EXERCISE INSTRUCTIONS
The listing below holds pictures; exclude them. Return exactly the lines from the one with "Write a Python" through the one with "ax = fig.add_axes([AX_L".

PROVIDED RECORDS
━━━━━━
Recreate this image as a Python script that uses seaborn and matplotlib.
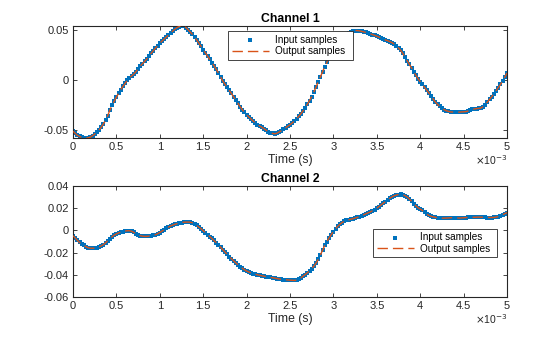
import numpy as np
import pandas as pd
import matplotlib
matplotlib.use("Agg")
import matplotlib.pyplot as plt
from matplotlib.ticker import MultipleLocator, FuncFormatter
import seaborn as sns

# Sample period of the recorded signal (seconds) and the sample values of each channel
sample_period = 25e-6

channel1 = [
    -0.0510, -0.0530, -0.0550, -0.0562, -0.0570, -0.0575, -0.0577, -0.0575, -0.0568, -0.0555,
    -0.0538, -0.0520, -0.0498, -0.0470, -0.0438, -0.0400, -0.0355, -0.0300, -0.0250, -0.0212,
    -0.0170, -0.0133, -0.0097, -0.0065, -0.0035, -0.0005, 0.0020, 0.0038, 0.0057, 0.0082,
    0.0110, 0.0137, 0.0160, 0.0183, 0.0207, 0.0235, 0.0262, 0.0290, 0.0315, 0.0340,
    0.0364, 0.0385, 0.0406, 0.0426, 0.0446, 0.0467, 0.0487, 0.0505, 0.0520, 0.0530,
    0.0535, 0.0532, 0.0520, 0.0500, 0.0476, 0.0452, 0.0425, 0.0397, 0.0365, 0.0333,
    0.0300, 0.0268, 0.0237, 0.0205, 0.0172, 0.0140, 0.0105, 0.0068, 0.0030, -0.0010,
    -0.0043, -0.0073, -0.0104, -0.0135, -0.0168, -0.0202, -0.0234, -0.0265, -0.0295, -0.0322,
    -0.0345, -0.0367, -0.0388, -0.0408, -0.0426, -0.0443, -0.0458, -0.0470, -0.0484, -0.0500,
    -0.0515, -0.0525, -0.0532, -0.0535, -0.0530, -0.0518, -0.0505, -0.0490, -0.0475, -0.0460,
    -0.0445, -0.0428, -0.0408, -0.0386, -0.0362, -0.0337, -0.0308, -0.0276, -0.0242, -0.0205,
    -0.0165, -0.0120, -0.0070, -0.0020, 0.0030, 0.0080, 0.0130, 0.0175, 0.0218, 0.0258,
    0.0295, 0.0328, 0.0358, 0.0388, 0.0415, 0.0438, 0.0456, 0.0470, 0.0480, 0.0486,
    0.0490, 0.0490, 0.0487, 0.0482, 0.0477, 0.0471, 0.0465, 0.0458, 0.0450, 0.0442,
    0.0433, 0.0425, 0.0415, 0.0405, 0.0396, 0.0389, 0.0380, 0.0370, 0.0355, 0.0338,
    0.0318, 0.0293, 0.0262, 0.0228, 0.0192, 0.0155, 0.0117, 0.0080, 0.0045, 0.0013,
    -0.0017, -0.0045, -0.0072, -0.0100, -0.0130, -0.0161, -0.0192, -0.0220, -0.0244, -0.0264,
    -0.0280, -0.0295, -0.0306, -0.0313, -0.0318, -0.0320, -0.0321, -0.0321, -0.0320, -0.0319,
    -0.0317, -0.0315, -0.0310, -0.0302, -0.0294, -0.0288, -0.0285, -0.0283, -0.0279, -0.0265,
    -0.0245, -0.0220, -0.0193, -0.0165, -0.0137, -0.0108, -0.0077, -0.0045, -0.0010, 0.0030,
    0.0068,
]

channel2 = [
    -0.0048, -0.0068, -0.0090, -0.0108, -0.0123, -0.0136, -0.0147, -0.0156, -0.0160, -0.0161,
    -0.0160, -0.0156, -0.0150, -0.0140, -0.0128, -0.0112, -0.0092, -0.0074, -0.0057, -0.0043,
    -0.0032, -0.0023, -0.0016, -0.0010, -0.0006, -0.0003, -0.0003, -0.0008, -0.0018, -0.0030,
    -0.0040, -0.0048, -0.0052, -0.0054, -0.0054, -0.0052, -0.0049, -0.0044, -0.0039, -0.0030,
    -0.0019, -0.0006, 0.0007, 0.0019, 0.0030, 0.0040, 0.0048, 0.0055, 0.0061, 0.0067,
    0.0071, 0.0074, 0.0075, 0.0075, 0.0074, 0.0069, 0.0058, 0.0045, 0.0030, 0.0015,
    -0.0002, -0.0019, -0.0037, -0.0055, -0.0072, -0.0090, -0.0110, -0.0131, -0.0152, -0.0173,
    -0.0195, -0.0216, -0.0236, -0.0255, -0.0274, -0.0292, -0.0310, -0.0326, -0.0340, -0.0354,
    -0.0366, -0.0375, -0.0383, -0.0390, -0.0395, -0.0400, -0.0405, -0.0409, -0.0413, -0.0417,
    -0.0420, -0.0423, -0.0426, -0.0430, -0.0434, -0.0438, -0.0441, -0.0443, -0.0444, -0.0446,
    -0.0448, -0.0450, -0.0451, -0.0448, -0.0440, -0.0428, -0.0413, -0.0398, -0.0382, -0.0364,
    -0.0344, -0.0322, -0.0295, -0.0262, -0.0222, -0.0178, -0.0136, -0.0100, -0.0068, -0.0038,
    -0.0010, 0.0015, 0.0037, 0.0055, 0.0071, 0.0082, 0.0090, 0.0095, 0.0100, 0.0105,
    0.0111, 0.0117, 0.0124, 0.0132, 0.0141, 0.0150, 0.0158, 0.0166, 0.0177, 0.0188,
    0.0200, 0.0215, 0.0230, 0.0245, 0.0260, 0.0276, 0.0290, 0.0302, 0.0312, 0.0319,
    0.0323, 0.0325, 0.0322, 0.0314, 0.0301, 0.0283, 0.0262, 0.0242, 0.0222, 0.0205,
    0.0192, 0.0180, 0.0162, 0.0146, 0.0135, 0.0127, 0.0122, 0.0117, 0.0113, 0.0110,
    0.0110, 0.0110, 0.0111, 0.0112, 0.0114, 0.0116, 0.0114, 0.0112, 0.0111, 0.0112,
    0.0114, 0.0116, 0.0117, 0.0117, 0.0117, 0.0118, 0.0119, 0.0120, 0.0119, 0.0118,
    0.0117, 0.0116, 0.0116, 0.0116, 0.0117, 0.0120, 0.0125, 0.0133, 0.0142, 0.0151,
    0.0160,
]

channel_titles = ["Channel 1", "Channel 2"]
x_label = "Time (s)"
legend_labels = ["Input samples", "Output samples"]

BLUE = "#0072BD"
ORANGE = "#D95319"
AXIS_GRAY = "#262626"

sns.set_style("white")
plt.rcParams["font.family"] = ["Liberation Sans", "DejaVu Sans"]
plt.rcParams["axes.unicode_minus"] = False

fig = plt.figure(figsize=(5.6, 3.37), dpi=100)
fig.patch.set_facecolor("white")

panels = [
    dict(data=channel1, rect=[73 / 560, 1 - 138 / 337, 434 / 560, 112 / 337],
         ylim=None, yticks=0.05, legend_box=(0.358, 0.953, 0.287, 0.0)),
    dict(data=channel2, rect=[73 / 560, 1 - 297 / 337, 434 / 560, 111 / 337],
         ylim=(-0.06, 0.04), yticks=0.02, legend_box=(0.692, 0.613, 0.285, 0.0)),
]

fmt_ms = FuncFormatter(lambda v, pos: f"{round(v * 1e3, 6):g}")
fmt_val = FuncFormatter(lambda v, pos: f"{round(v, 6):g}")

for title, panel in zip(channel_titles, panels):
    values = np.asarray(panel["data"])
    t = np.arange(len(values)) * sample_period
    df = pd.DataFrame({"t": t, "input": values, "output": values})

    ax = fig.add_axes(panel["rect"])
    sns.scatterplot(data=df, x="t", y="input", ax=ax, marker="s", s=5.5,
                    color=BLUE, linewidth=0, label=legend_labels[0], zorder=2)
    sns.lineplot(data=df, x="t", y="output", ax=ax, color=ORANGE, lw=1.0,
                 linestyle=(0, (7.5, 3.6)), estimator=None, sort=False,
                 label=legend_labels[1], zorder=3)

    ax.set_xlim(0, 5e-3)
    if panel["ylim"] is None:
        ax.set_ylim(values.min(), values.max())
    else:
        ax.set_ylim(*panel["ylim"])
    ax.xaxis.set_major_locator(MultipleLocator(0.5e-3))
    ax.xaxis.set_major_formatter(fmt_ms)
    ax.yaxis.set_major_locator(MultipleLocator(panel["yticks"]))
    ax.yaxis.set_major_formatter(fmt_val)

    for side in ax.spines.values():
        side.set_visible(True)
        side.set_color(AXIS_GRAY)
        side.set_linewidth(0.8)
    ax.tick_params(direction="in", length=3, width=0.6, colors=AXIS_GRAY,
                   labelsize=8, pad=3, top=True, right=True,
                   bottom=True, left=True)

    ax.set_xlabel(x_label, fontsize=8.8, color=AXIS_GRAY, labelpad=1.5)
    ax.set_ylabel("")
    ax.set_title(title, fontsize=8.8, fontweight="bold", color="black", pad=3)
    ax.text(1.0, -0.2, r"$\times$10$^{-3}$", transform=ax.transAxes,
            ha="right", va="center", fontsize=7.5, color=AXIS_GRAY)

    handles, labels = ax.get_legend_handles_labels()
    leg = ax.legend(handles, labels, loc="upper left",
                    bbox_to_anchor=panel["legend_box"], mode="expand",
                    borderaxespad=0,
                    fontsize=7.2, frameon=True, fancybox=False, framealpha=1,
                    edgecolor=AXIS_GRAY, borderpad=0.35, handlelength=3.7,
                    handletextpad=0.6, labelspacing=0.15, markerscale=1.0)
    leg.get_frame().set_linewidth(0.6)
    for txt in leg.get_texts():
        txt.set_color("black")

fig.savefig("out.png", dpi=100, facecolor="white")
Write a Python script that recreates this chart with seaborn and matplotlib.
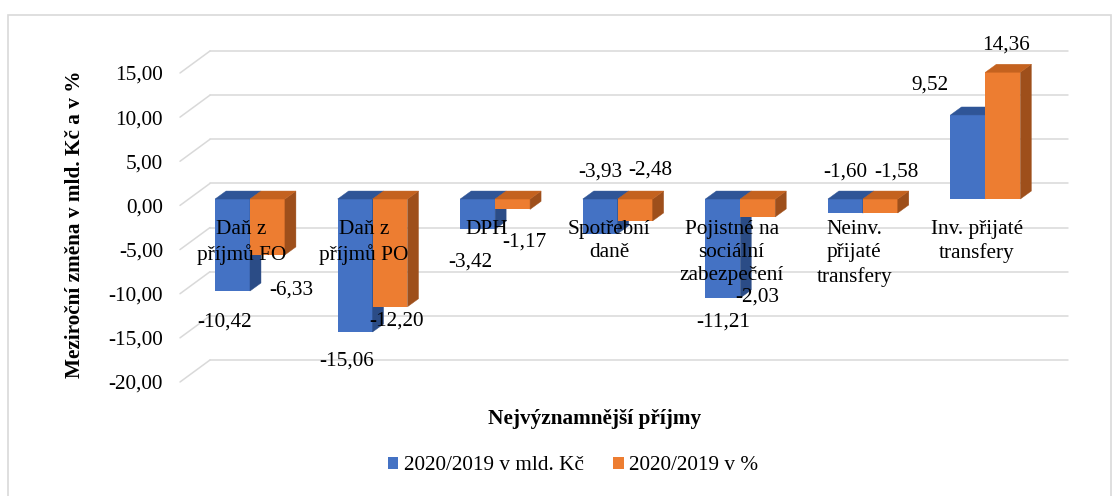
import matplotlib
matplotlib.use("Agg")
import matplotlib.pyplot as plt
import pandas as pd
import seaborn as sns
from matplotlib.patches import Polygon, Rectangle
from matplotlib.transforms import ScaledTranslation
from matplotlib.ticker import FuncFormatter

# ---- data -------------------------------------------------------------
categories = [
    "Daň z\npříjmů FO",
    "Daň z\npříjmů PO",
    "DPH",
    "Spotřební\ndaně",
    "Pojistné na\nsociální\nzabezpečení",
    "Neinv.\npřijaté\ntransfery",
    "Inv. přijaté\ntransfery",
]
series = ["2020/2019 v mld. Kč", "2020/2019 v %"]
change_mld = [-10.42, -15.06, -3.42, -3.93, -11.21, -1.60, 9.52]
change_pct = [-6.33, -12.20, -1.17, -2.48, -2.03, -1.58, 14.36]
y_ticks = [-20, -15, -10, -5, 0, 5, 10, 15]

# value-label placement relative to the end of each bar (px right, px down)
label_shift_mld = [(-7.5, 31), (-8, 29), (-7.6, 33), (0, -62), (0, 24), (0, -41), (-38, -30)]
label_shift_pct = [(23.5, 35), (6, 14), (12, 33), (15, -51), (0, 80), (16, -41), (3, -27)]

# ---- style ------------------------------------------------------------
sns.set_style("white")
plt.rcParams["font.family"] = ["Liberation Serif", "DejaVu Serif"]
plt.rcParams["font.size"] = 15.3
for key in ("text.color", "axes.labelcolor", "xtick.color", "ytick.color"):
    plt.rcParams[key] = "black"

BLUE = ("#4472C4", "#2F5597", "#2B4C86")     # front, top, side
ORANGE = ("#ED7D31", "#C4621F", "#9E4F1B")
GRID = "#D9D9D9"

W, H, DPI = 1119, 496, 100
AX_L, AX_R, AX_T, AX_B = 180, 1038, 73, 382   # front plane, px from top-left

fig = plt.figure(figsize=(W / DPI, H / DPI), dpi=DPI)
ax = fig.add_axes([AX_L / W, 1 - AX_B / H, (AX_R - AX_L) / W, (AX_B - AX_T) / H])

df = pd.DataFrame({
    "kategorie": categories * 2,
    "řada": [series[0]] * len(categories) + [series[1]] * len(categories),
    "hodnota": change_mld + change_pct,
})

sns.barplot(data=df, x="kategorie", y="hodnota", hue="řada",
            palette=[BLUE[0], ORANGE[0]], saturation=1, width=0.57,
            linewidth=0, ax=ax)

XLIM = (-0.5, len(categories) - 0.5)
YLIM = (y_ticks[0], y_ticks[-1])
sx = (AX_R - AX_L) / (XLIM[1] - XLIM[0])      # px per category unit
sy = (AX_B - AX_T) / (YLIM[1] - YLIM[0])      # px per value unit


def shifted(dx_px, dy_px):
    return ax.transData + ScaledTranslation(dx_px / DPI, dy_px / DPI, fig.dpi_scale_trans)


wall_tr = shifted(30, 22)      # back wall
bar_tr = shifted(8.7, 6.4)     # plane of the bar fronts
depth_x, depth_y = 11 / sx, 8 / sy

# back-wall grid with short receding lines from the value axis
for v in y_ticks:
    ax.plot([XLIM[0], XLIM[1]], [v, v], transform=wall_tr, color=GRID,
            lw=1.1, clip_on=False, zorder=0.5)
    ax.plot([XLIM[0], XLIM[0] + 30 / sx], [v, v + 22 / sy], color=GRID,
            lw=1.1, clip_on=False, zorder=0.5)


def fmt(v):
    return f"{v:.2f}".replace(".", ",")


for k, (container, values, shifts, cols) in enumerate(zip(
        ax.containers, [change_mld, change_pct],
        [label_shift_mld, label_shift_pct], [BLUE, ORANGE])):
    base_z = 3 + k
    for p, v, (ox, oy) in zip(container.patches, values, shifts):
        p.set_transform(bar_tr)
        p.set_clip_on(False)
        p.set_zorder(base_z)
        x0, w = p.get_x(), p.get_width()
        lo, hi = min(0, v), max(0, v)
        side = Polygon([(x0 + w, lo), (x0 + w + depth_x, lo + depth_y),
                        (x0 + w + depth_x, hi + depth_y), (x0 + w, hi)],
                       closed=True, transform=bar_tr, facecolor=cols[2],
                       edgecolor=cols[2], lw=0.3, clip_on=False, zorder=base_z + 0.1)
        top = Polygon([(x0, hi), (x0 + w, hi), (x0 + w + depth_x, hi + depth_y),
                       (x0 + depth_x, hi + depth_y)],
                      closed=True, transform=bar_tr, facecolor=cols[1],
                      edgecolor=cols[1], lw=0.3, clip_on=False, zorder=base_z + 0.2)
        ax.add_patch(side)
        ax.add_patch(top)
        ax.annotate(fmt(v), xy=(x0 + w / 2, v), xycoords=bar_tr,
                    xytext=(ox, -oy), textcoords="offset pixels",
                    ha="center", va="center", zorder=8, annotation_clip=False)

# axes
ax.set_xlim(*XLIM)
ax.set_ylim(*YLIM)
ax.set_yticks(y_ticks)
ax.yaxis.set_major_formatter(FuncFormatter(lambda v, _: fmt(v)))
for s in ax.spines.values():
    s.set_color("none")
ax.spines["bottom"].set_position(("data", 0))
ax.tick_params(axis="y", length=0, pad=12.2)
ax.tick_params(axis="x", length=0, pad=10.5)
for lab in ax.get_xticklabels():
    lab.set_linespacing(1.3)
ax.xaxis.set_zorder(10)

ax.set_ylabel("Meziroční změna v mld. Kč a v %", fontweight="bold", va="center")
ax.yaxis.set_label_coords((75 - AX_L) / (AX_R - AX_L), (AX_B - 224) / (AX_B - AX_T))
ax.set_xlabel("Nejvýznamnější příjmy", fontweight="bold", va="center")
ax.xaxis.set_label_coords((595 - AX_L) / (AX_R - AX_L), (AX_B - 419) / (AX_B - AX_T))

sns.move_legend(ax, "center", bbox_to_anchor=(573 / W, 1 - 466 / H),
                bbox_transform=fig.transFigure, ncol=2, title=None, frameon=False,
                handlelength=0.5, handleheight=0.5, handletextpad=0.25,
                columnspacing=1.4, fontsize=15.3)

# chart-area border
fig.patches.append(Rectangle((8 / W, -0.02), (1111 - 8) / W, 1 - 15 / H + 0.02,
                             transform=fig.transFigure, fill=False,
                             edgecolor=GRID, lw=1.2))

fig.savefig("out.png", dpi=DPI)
━━━━━━
TASK RESULT
Write a Python script that recreates this chart with seaborn and matplotlib.
import matplotlib
matplotlib.use("Agg")
import matplotlib.pyplot as plt
import pandas as pd
import seaborn as sns
from matplotlib.patches import Polygon, Rectangle
from matplotlib.transforms import ScaledTranslation
from matplotlib.ticker import FuncFormatter

# ---- data -------------------------------------------------------------
categories = [
    "Daň z\npříjmů FO",
    "Daň z\npříjmů PO",
    "DPH",
    "Spotřební\ndaně",
    "Pojistné na\nsociální\nzabezpečení",
    "Neinv.\npřijaté\ntransfery",
    "Inv. přijaté\ntransfery",
]
series = ["2020/2019 v mld. Kč", "2020/2019 v %"]
change_mld = [-10.42, -15.06, -3.42, -3.93, -11.21, -1.60, 9.52]
change_pct = [-6.33, -12.20, -1.17, -2.48, -2.03, -1.58, 14.36]
y_ticks = [-20, -15, -10, -5, 0, 5, 10, 15]

# value-label placement relative to the end of each bar (px right, px down)
label_shift_mld = [(-7.5, 31), (-8, 29), (-7.6, 33), (0, -62), (0, 24), (0, -41), (-38, -30)]
label_shift_pct = [(23.5, 35), (6, 14), (12, 33), (15, -51), (0, 80), (16, -41), (3, -27)]

# ---- style ------------------------------------------------------------
sns.set_style("white")
plt.rcParams["font.family"] = ["Liberation Serif", "DejaVu Serif"]
plt.rcParams["font.size"] = 15.3
for key in ("text.color", "axes.labelcolor", "xtick.color", "ytick.color"):
    plt.rcParams[key] = "black"

BLUE = ("#4472C4", "#2F5597", "#2B4C86")     # front, top, side
ORANGE = ("#ED7D31", "#C4621F", "#9E4F1B")
GRID = "#D9D9D9"

W, H, DPI = 1119, 496, 100
AX_L, AX_R, AX_T, AX_B = 180, 1038, 73, 382   # front plane, px from top-left

fig = plt.figure(figsize=(W / DPI, H / DPI), dpi=DPI)
ax = fig.add_axes([AX_L / W, 1 - AX_B / H, (AX_R - AX_L) / W, (AX_B - AX_T) / H])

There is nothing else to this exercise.